Remember vaccination is nothing more than stimulation of your own defensive system to give you an advantage if or when the virus gets into you. Which vaccination does do. And this shields you from serious illness and death to a remarkable extent, and, importantly for us all, prevents you spreading the virus as much. 

MMM leader Bérenger criticizes the Prime Minister but, in his favour, only for show, over a mere procedural issue – why Jugnauth left his Health Minister to reply to Duval’s PNQ. 

But over-excited Labour MP Shakeel Mohamed, at the very moment his leader was saying how everyone should stop scoring political points and help get past the Covid peak, was busy calling for the resignation, mid-crisis, of the health minister. Some rare journalists, even now, persist in scoring points ala-Anju-Ramgulam, making sarcastic and inappropriate “jokes” instead of being constructive given the dire straits we, as a society, are now in. Other journalists persist in taking any “preparedness plan” as a proof that the Authorities are in a state of panic, and then, in turn, generating panic.


Yesterday, at a personal level, Ram and I went for our booster shots, Johnson and Johnson, at the Bambous Stadium. We arrived just before 9:00 am opening time, and all was already in order. There were about 75 people, most seated on a verandah 6-foot apart sideways and 4-foot apart one behind the other. The verandah has an incredibly high ceiling with pigeons nesting up there and cooing to their little ones. Clearly the health workers had all been there for a long time because everything at 9:00 sharp got rolling. We got forms to fill in, and were called in 10 by 10. We saw doctors who were caring, moved on to get out vaccine injected by nurses who were, too. Then we moved on to wait for 15 minutes to check for possible reactions, and then after a little pep talk, left. We were, having gone past the chicken shop where Ram encouraged our “marsan pul” to get his vaccine which he has promised to do, home by 10:15. No side effects, other than a not-really-worth-mentioning tender left arm. Kisna had her 3rd dose Friday. Also no side effects. 

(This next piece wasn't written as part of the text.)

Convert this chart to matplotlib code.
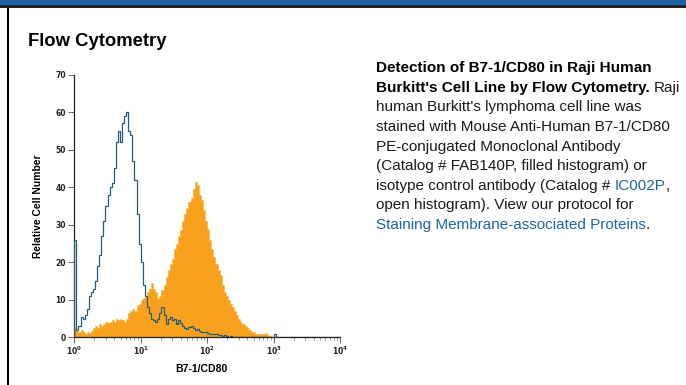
import matplotlib
matplotlib.use("Agg")
import matplotlib.pyplot as plt
import numpy as np
from matplotlib.patches import Rectangle
from matplotlib.ticker import FixedLocator, LogLocator, NullFormatter

plt.rcParams['font.family'] = ['Liberation Sans', 'DejaVu Sans']
plt.rcParams['mathtext.default'] = 'regular'

# histogram channels: 32 per decade over 4 decades (10^0 .. 10^4)
channels_per_decade = 32
n_decades = 4

# isotype control (open histogram)
isotype_counts = [
    26, 2, 3, 5.5, 5, 6, 7.5, 11, 12, 13, 15, 19, 22, 27, 31, 35,
    38, 40, 41, 45, 52, 55, 52, 57, 59, 60, 55, 54, 47, 42, 33, 25,
    20, 14, 11, 8, 6.5, 5, 4.5, 4, 5, 6.5, 8, 6, 3.5, 5, 5.5, 4.5,
    5, 3.5, 4.5, 3.8, 3, 2.5, 2.2, 2.8, 3, 2.5, 2, 2.3, 1.8, 1.5, 1.5, 1.3,
    1.2, 1, 1, 0.8, 1, 0.5, 0.7, 0.4, 0.5, 0.3, 0.2, 0.3, 0.1, 0.2, 0.1, 0,
    0.1, 0, 0, 0.1, 0, 0, 0, 0, 0, 0, 0, 0, 0, 0, 0, 0,
    1, 0, 0, 0, 0, 0, 0, 0, 0, 0, 0, 0, 0, 0, 0, 0,
    0, 0, 0, 0, 0, 0, 0, 0, 0, 0, 0, 0, 0, 0, 0, 0,
]

# FAB140P stained cells (filled histogram)
pe_counts = [
    2.5, 2, 1.5, 2, 1.5, 1, 1.5, 1.2, 1.8, 2.5, 3, 2.5, 3.5, 3, 3.5, 4,
    3.8, 4.2, 4.5, 4, 4.8, 4.5, 5, 4.6, 4.2, 5, 6.5, 7, 7.5, 7, 8.5, 9,
    10, 10.5, 11, 12, 13, 14.5, 13, 12, 10.5, 11, 12.5, 14, 16, 18, 19.5, 21,
    23.5, 25, 27, 28.5, 31, 33, 34.5, 36, 37, 39.5, 41.5, 40.5, 38, 36.5, 34, 31,
    29, 26, 23.5, 21.5, 19.5, 18, 16.5, 14, 12, 11, 10, 9, 8, 7, 6, 5,
    4, 3.5, 3, 2.5, 2, 1.5, 1.5, 1, 1, 0.8, 0.8, 1, 1.2, 0.5, 0.3, 0.2,
    0, 0, 0, 0, 0, 0, 0, 0, 0, 0, 0, 0, 0, 0, 0, 0,
    0, 0, 0, 0, 0, 0, 0, 0, 0, 0, 0, 0, 0, 0, 0, 0,
]

y_ticks = [0, 10, 20, 30, 40, 50, 60, 70]
x_decades = [0, 1, 2, 3, 4]

section_title = "Flow Cytometry"
x_label = "B7-1/CD80"
y_label = "Relative Cell Number"

link_color = "#1f63a8"
# caption lines as (text, weight, color) runs
caption = [
    [("Detection of B7-1/CD80 in Raji Human", "bold", "black")],
    [("Burkitt's Cell Line by Flow Cytometry. ", "bold", "black"), ("Raji", "normal", "#1a1a1a")],
    [("human Burkitt's lymphoma cell line was", "normal", "#1a1a1a")],
    [("stained with Mouse Anti-Human B7-1/CD80", "normal", "#1a1a1a")],
    [("PE-conjugated Monoclonal Antibody", "normal", "#1a1a1a")],
    [("(Catalog # FAB140P, filled histogram) or", "normal", "#1a1a1a")],
    [("isotype control antibody (Catalog # ", "normal", "#1a1a1a"), ("IC002P", "normal", link_color),
     (",", "normal", "#1a1a1a")],
    [("open histogram). View our protocol for", "normal", "#1a1a1a")],
    [("Staining Membrane-associated Proteins", "normal", link_color), (".", "normal", "#1a1a1a")],
]

W, H = 686, 385
fig = plt.figure(figsize=(W / 100, H / 100), dpi=100)
fig.patch.set_facecolor("white")

# page frame: blue banner, rule underneath, left border
fig.add_artist(Rectangle((0, 1 - 4.5 / H), 1, 4.5 / H, transform=fig.transFigure,
                         facecolor="#1c64a6", edgecolor="none"))
fig.add_artist(Rectangle((0, 1 - 7.5 / H), 1, 2 / H, transform=fig.transFigure,
                         facecolor="#222222", edgecolor="none"))
fig.add_artist(Rectangle((7 / W, 0), 2 / W, 1 - 8 / H, transform=fig.transFigure,
                         facecolor="black", edgecolor="none"))

fig.text(28 / W, 1 - 46 / H, section_title, fontsize=13.3, fontweight="bold",
         va="baseline", ha="left")

# histogram panel
ax = fig.add_axes([74.3 / W, 1 - 337.3 / H, (340 - 74.3) / W, (337.3 - 74.7) / H])
edges = 10.0 ** (np.arange(channels_per_decade * n_decades + 1) / channels_per_decade)
ax.stairs(pe_counts, edges, fill=True, facecolor="#f7a11c", edgecolor="#f9b13a",
          linewidth=0.4, zorder=2)
ax.stairs(isotype_counts, edges, color="#2a5a78", linewidth=0.9, zorder=3)

ax.set_xscale("log")
ax.set_xlim(1, 1e4)
ax.set_ylim(0, 70)
for side in ("top", "right"):
    ax.spines[side].set_visible(False)
for side in ("left", "bottom"):
    ax.spines[side].set_color("#222222")
    ax.spines[side].set_linewidth(0.9)

ax.xaxis.set_major_locator(FixedLocator([10.0 ** d for d in x_decades]))
ax.set_xticklabels([f"$10^{{{d}}}$" for d in x_decades])
ax.xaxis.set_minor_locator(LogLocator(base=10, subs=np.arange(2, 10)))
ax.xaxis.set_minor_formatter(NullFormatter())
ax.set_yticks(y_ticks)

ax.tick_params(axis="x", which="major", length=4, width=0.7, color="#666666", pad=1.5,
               labelsize=5.5)
ax.tick_params(axis="x", which="minor", length=2.2, width=0.6, color="#888888")
ax.tick_params(axis="y", which="major", length=4, width=0.7, color="#666666", pad=2,
               labelsize=5.5)
for lab in ax.get_xticklabels() + ax.get_yticklabels():
    lab.set_fontweight("bold")
    lab.set_family(["DejaVu Sans"])
    lab.set_color("#222222")

ax.set_xlabel(x_label, fontsize=7.6, fontweight="bold")
ax.xaxis.set_label_coords(0.48, -0.1)
ax.set_ylabel(y_label, fontsize=7.4, fontweight="bold", labelpad=9)

# caption with mixed bold / link runs
renderer = fig.canvas.get_renderer()


def advance(text, weight, size):
    probe = fig.text(0, 0, text + "|", fontsize=size, fontweight=weight)
    bar = fig.text(0, 0, "|", fontsize=size, fontweight=weight)
    w = probe.get_window_extent(renderer).width - bar.get_window_extent(renderer).width
    probe.remove()
    bar.remove()
    return w


cap_size = 11.0
x0, base0, step = 376, 72.3, 19.6
for i, runs in enumerate(caption):
    x = x0
    y = 1 - (base0 + i * step) / H
    for text, weight, color in runs:
        fig.text(x / W, y, text, fontsize=cap_size, fontweight=weight, color=color,
                 va="baseline", ha="left")
        x += advance(text, weight, cap_size)

fig.savefig("out.png", dpi=100, facecolor="white")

A friend whose father was a prime vaccine hesitator informs us that she has finally convinced him. He went ahead yesterday. Another friend has a colleague whose partner had been refusing to get vaccinated, and was persuaded by one of our blogs, which she read to him, to step up. This is why it is important – I say this to myself, too – to talk about the “not-yet-vaccinated”. They are not so much “unvaccinated” as “not yet vaccinated”. And remember they are very different people from the anti-vaccination propagandists and activists. In fact, many are victims of them – sometimes via a whole environment of anti-government feeling that has prevailed, left over from the “eleksyon kokin” campaign, and somehow got stuck to the anti-vaccine lies. 

Just to keep Covid to reasonable levels of spread, even with a sharp lockdown, we must prepare ourselves for the long haul: we might need boosters every 6 months for years to come. Remember the tetanus vaccine until today lasts only two years, then you need a booster. 

All this to say that the Government must at once consider a short, sharp lockdown. All the Opposition Parties have publicly called for this. And we need a team, or new team, of scientists who constantly explain how the way we are acting will guide us, as a people. 

And all the while, we must not lose sight of the strategies that have worked much better than the USA-Europe-UK strategy we have begun to follow. Australia, China and New Zealand are, for example, worth following closely to see how their approach works compared with the rough ride that the USA-Europe-UK are having.